> What is being asked
Go through the data and copy every line exactly, but not the images.

> Information supplied
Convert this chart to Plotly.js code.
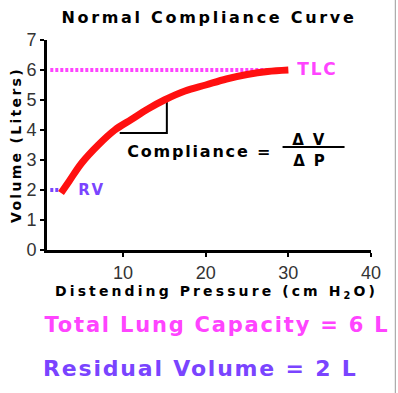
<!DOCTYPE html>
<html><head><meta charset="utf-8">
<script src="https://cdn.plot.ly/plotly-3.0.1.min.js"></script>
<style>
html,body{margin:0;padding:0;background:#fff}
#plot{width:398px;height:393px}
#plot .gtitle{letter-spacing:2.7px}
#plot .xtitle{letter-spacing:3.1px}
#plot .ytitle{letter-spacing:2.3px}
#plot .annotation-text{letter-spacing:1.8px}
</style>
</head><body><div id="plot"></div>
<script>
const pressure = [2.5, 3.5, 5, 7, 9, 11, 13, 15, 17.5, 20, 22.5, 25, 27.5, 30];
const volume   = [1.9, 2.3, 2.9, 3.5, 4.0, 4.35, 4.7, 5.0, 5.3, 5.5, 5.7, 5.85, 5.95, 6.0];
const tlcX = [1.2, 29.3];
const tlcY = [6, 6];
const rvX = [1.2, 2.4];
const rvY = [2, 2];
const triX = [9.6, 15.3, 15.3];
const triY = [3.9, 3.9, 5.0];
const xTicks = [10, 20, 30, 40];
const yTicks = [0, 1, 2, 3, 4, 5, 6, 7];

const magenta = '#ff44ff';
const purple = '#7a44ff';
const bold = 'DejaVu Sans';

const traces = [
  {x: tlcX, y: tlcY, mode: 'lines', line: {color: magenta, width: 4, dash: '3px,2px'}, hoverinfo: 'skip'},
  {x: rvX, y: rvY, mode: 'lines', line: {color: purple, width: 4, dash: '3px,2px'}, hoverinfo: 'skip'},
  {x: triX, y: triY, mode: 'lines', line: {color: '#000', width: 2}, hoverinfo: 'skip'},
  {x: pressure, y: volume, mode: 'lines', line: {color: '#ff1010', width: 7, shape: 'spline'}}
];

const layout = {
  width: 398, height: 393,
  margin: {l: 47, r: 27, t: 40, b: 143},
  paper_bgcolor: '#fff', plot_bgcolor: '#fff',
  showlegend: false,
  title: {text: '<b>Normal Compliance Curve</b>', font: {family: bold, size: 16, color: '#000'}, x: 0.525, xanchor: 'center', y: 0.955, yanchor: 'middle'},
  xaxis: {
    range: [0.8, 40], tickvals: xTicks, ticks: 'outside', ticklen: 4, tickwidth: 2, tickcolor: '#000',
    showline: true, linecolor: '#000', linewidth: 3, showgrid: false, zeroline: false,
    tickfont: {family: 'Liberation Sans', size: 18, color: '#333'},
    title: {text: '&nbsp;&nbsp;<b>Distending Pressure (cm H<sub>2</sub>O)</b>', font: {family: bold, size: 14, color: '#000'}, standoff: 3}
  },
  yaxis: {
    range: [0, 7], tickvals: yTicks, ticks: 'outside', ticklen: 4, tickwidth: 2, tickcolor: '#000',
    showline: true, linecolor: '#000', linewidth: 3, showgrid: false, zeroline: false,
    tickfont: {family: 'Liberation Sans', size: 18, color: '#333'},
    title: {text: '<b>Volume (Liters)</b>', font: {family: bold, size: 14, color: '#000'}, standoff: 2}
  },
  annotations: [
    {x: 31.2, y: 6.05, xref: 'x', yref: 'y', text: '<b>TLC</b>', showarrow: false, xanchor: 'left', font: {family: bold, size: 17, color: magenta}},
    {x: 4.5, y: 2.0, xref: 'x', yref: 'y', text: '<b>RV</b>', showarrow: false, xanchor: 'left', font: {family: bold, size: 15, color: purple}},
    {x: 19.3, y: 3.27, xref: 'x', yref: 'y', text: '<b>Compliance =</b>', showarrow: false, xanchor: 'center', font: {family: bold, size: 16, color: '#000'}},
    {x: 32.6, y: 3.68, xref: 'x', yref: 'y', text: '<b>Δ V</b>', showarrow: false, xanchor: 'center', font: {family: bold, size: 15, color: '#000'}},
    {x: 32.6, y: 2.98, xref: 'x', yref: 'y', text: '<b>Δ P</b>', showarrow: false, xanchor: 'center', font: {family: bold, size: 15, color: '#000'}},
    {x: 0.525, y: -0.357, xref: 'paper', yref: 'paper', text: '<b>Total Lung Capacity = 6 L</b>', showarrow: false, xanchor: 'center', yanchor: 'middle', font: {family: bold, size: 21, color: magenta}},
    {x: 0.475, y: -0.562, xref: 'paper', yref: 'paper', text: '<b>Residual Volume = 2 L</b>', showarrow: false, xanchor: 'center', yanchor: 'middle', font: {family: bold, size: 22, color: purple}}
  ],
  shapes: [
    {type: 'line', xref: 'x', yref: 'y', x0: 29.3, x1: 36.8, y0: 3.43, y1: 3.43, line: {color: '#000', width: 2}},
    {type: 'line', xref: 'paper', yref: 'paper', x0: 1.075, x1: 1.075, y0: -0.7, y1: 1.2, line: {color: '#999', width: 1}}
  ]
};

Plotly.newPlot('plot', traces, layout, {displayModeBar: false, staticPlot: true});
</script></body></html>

> Complete output
Convert this chart to Plotly.js code.
<!DOCTYPE html>
<html><head><meta charset="utf-8">
<script src="https://cdn.plot.ly/plotly-3.0.1.min.js"></script>
<style>
html,body{margin:0;padding:0;background:#fff}
#plot{width:398px;height:393px}
#plot .gtitle{letter-spacing:2.7px}
#plot .xtitle{letter-spacing:3.1px}
#plot .ytitle{letter-spacing:2.3px}
#plot .annotation-text{letter-spacing:1.8px}
</style>
</head><body><div id="plot"></div>
<script>
const pressure = [2.5, 3.5, 5, 7, 9, 11, 13, 15, 17.5, 20, 22.5, 25, 27.5, 30];
const volume   = [1.9, 2.3, 2.9, 3.5, 4.0, 4.35, 4.7, 5.0, 5.3, 5.5, 5.7, 5.85, 5.95, 6.0];
const tlcX = [1.2, 29.3];
const tlcY = [6, 6];
const rvX = [1.2, 2.4];
const rvY = [2, 2];
const triX = [9.6, 15.3, 15.3];
const triY = [3.9, 3.9, 5.0];
const xTicks = [10, 20, 30, 40];
const yTicks = [0, 1, 2, 3, 4, 5, 6, 7];

const magenta = '#ff44ff';
const purple = '#7a44ff';
const bold = 'DejaVu Sans';

const traces = [
  {x: tlcX, y: tlcY, mode: 'lines', line: {color: magenta, width: 4, dash: '3px,2px'}, hoverinfo: 'skip'},
  {x: rvX, y: rvY, mode: 'lines', line: {color: purple, width: 4, dash: '3px,2px'}, hoverinfo: 'skip'},
  {x: triX, y: triY, mode: 'lines', line: {color: '#000', width: 2}, hoverinfo: 'skip'},
  {x: pressure, y: volume, mode: 'lines', line: {color: '#ff1010', width: 7, shape: 'spline'}}
];

const layout = {
  width: 398, height: 393,
  margin: {l: 47, r: 27, t: 40, b: 143},
  paper_bgcolor: '#fff', plot_bgcolor: '#fff',
  showlegend: false,
  title: {text: '<b>Normal Compliance Curve</b>', font: {family: bold, size: 16, color: '#000'}, x: 0.525, xanchor: 'center', y: 0.955, yanchor: 'middle'},
  xaxis: {
    range: [0.8, 40], tickvals: xTicks, ticks: 'outside', ticklen: 4, tickwidth: 2, tickcolor: '#000',
    showline: true, linecolor: '#000', linewidth: 3, showgrid: false, zeroline: false,
    tickfont: {family: 'Liberation Sans', size: 18, color: '#333'},
    title: {text: '&nbsp;&nbsp;<b>Distending Pressure (cm H<sub>2</sub>O)</b>', font: {family: bold, size: 14, color: '#000'}, standoff: 3}
  },
  yaxis: {
    range: [0, 7], tickvals: yTicks, ticks: 'outside', ticklen: 4, tickwidth: 2, tickcolor: '#000',
    showline: true, linecolor: '#000', linewidth: 3, showgrid: false, zeroline: false,
    tickfont: {family: 'Liberation Sans', size: 18, color: '#333'},
    title: {text: '<b>Volume (Liters)</b>', font: {family: bold, size: 14, color: '#000'}, standoff: 2}
  },
  annotations: [
    {x: 31.2, y: 6.05, xref: 'x', yref: 'y', text: '<b>TLC</b>', showarrow: false, xanchor: 'left', font: {family: bold, size: 17, color: magenta}},
    {x: 4.5, y: 2.0, xref: 'x', yref: 'y', text: '<b>RV</b>', showarrow: false, xanchor: 'left', font: {family: bold, size: 15, color: purple}},
    {x: 19.3, y: 3.27, xref: 'x', yref: 'y', text: '<b>Compliance =</b>', showarrow: false, xanchor: 'center', font: {family: bold, size: 16, color: '#000'}},
    {x: 32.6, y: 3.68, xref: 'x', yref: 'y', text: '<b>Δ V</b>', showarrow: false, xanchor: 'center', font: {family: bold, size: 15, color: '#000'}},
    {x: 32.6, y: 2.98, xref: 'x', yref: 'y', text: '<b>Δ P</b>', showarrow: false, xanchor: 'center', font: {family: bold, size: 15, color: '#000'}},
    {x: 0.525, y: -0.357, xref: 'paper', yref: 'paper', text: '<b>Total Lung Capacity = 6 L</b>', showarrow: false, xanchor: 'center', yanchor: 'middle', font: {family: bold, size: 21, color: magenta}},
    {x: 0.475, y: -0.562, xref: 'paper', yref: 'paper', text: '<b>Residual Volume = 2 L</b>', showarrow: false, xanchor: 'center', yanchor: 'middle', font: {family: bold, size: 22, color: purple}}
  ],
  shapes: [
    {type: 'line', xref: 'x', yref: 'y', x0: 29.3, x1: 36.8, y0: 3.43, y1: 3.43, line: {color: '#000', width: 2}},
    {type: 'line', xref: 'paper', yref: 'paper', x0: 1.075, x1: 1.075, y0: -0.7, y1: 1.2, line: {color: '#999', width: 1}}
  ]
};

Plotly.newPlot('plot', traces, layout, {displayModeBar: false, staticPlot: true});
</script></body></html>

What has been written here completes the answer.